Records supplied -
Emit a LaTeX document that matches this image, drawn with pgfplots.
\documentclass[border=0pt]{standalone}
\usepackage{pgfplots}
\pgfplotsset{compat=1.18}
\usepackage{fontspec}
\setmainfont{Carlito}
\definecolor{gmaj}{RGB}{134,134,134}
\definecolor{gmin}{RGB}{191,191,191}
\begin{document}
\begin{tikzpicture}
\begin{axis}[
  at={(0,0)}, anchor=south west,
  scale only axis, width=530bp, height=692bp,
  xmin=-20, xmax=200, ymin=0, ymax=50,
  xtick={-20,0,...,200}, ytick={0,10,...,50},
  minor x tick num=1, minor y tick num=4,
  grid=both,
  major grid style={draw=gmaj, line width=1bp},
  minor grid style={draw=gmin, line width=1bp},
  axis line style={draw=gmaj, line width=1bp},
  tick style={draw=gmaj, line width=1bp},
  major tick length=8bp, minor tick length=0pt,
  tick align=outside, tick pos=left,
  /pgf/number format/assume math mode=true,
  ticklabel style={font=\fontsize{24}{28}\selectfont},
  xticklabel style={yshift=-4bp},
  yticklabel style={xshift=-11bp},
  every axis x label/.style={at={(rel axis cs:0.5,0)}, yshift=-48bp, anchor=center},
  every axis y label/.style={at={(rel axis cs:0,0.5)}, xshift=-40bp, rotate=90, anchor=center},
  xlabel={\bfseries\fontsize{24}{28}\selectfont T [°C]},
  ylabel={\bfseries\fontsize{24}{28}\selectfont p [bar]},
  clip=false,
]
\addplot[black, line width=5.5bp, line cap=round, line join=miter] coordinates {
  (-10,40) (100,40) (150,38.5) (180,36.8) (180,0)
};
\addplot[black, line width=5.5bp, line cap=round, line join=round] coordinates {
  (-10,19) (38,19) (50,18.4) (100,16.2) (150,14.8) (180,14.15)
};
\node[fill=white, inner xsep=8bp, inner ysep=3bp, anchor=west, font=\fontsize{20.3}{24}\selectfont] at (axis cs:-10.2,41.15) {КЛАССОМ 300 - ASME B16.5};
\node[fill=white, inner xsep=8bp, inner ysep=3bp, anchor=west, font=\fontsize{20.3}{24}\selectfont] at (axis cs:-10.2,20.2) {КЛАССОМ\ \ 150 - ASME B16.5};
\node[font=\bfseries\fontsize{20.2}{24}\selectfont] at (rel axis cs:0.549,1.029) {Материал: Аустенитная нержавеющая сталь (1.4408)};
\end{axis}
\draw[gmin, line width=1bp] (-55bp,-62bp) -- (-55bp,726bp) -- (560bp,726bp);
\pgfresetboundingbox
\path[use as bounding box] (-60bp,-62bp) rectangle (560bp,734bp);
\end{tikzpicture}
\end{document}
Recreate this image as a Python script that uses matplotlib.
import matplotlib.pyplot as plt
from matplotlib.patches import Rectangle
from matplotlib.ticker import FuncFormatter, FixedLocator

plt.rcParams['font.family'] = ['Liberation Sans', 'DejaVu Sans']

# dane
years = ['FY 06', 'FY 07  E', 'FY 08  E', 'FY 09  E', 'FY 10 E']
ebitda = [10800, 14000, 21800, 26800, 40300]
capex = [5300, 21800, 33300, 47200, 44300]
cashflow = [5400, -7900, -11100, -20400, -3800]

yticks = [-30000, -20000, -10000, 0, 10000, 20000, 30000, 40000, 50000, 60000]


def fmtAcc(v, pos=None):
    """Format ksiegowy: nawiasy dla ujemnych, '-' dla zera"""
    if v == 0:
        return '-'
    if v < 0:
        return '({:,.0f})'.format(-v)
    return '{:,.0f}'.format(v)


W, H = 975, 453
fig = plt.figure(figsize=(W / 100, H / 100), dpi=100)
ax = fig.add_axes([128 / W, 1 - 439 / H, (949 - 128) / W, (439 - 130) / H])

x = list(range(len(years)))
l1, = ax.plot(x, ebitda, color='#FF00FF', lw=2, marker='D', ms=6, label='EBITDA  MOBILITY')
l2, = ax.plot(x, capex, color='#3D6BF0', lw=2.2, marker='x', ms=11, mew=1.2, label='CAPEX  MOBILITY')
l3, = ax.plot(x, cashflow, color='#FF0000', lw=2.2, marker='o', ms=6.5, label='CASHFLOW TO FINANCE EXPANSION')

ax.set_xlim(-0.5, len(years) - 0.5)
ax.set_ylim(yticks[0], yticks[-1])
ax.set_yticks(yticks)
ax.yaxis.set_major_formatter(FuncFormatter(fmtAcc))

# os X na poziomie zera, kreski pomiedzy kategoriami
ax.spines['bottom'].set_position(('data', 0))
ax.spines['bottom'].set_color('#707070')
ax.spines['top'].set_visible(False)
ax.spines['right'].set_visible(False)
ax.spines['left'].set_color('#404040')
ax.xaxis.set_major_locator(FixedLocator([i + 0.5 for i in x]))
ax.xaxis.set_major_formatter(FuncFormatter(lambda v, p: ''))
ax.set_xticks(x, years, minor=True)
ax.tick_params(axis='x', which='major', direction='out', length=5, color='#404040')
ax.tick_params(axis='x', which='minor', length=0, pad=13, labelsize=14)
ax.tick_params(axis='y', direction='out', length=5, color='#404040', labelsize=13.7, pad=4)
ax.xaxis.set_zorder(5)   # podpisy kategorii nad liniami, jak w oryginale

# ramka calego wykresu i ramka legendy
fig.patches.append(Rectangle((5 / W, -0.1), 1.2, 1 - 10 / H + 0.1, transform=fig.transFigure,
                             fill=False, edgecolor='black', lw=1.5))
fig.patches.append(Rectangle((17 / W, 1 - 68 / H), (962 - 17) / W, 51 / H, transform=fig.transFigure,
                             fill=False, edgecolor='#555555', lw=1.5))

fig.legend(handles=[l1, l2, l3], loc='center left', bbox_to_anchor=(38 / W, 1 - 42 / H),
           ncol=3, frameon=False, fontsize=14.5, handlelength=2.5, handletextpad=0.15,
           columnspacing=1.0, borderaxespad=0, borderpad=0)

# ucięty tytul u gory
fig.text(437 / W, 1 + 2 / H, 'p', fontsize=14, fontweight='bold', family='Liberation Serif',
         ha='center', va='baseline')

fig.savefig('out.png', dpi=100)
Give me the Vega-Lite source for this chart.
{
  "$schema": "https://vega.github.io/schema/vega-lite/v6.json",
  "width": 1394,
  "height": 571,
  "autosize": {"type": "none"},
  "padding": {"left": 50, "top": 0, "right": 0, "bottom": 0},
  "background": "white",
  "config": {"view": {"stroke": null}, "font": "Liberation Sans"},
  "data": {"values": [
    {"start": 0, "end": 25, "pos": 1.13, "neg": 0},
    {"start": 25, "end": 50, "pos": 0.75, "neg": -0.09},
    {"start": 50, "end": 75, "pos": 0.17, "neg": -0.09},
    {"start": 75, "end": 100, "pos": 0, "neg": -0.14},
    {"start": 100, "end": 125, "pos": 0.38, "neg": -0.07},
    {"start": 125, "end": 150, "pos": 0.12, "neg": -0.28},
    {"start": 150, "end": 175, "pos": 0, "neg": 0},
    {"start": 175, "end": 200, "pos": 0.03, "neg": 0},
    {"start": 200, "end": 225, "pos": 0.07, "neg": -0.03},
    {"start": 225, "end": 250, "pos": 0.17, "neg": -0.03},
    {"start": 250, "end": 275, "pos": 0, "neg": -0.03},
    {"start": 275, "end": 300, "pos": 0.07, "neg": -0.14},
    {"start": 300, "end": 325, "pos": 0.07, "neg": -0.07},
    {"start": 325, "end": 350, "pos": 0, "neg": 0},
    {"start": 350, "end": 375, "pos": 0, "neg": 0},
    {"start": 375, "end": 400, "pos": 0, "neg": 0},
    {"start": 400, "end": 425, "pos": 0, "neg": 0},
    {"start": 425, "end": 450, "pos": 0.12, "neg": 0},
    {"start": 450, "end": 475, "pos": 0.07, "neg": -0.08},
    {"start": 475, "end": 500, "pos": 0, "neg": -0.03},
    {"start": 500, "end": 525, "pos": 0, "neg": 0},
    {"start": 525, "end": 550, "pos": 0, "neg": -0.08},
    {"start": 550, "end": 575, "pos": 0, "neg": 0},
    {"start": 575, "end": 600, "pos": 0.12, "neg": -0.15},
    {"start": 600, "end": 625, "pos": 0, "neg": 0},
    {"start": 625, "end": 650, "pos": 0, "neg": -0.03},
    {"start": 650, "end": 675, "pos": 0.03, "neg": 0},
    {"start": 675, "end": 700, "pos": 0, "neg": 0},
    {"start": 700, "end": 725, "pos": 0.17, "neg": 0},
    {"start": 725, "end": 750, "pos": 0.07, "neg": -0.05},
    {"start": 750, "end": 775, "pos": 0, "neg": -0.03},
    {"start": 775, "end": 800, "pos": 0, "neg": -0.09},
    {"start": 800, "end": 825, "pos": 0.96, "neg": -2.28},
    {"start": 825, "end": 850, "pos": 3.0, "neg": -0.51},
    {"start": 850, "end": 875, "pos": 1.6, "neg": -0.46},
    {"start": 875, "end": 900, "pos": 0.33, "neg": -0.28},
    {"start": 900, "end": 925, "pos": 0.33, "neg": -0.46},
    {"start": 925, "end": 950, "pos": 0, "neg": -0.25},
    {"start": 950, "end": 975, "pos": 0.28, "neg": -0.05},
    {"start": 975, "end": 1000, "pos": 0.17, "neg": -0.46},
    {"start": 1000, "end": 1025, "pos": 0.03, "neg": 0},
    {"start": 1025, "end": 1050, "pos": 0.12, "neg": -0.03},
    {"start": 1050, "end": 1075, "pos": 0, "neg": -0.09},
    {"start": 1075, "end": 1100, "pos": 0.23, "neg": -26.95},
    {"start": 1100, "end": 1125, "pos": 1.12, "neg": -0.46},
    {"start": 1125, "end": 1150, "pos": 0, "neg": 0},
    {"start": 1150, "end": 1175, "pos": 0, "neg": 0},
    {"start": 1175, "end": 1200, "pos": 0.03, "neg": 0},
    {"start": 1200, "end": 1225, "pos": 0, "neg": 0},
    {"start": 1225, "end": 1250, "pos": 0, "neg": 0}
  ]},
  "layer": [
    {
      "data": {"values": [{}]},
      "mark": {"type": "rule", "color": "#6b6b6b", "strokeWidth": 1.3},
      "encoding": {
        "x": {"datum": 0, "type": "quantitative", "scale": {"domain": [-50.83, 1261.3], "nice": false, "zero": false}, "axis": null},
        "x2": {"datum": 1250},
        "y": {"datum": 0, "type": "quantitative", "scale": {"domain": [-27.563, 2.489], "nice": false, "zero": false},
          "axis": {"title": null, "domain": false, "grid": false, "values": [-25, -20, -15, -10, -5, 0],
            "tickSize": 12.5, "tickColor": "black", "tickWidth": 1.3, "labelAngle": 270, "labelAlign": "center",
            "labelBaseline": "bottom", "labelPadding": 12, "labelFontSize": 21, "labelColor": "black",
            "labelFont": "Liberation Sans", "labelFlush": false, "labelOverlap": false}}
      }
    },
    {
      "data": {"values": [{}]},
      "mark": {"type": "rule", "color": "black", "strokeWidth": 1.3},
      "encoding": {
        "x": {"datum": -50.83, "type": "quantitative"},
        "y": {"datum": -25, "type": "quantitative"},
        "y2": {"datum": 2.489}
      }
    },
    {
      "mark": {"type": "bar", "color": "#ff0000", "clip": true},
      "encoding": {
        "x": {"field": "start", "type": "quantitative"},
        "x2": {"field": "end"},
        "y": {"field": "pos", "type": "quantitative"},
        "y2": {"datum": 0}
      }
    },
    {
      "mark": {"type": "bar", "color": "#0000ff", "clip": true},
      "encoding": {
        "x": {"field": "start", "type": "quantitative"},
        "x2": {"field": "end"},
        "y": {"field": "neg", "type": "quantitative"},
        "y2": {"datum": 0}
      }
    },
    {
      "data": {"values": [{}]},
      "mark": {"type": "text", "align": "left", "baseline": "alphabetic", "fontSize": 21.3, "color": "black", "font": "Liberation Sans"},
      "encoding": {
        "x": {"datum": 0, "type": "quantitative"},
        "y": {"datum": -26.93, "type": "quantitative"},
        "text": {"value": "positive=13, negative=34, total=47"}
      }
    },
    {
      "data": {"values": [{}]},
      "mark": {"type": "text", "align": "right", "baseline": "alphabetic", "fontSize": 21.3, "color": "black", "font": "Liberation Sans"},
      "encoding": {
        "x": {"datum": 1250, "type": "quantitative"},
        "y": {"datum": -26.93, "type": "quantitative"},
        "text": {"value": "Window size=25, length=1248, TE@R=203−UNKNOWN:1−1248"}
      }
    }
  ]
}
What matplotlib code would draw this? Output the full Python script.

Direction - Only the number is wanted: how many lines of the material contain the word "that"?

Answer below - 2